The man peeled off his jacket. “Until now.”
She stared into the small box once more. As a graduate student, Chel had had the rare opportunity to see an original codex, so she knew exactly what it was supposed to look and feel like. Deep in a vault in Germany, armed guards had watched her as she turned the pages of the Dresden Codex, its images and words transporting her back a thousand years in a breathtaking flash. It was the defining experience that had inspired her to focus her graduate studies on the language and writing of her ancestors.
“Obviously it’s a fake,” she told him, resisting the urge to keep looking. These days, more than half of the artifacts she was offered by even the most legitimate dealers were forged. The bat-guano smell was even forgeable. “And, for the record, when you sold me that turtle-shell vessel, I didn’t know it was looted. You misled me with the paperwork. So don’t try to tell the police otherwise.”

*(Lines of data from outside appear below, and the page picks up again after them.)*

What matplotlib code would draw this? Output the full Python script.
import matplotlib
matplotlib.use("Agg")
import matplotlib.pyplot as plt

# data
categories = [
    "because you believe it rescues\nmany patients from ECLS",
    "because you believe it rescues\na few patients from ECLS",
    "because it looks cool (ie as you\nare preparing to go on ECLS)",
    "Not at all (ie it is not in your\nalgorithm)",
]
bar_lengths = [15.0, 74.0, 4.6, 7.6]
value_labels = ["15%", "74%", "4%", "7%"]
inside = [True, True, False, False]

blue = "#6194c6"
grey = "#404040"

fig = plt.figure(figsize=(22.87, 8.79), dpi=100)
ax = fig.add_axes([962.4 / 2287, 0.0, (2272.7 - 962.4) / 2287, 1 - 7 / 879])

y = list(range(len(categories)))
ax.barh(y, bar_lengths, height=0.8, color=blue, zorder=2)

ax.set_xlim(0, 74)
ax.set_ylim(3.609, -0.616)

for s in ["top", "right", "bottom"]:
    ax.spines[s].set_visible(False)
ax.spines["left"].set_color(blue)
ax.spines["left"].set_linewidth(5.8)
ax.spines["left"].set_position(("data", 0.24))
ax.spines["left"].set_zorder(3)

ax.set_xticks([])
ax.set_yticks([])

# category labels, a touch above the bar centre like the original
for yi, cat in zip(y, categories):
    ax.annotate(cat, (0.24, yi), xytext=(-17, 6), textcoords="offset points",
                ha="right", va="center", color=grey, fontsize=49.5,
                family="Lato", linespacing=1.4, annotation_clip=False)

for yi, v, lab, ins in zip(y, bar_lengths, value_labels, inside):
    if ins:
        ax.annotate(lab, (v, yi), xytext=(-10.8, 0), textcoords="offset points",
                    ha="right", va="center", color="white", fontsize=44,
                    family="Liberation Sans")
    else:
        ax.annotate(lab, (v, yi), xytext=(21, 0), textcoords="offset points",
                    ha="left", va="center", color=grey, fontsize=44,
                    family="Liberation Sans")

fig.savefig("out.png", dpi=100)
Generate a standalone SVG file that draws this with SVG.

The truth was more complex. In her work as the curator of Maya antiquities for the Getty Museum, every item Chel purchased had to be officially documented and traced back to its origin. All of which she’d done properly for the turtle-shell vessel Gutierrez had sold her, but, unfortunately, weeks after the purchase, she’d found a problem in the chain of possession. Chel knew the risks of not revealing her discovery to the museum but couldn’t bring herself to part with the incredible piece of history, so she’d kept it and said nothing. To her, the larger scandal was that her people’s whole heritage was for sale on the black market, and any artifacts she didn’t buy disappeared into the homes of collectors forever.
“Please,” Gutierrez said, ignoring her claim about the pottery he’d sold her. “Just keep it for me for a few days.”
Chel decided to settle this. She reached into her purse and pulled out a pair of white cotton gloves and tweezers.
“What are you doing?” he asked.
“Finding something that’ll prove to you that this thing was forged.”
The plastic covering was still damp from his palms, and Chel tensed at the feeling of his sweat. Gutierrez pinched the bridge of his nose, rubbing two fingers deep into his eyes. Above the bat guano she could smell his body odor. But when Chel’s fingers dipped inside the box and started handling the chipped pages of tree bark, everything else in the room fell away. Her first thought was that the glyphs were too old. Ancient Maya history was divided into two periods: the “classic,” encompassing the rise and efflorescence of the civilization, from around A.D. 200 to 900; and the “post-classic,” spanning its decline until the arrival of the Spanish around 1500. The style and the content of written Mayan language had evolved over time as a result of external influences, and writing from each period looked distinct.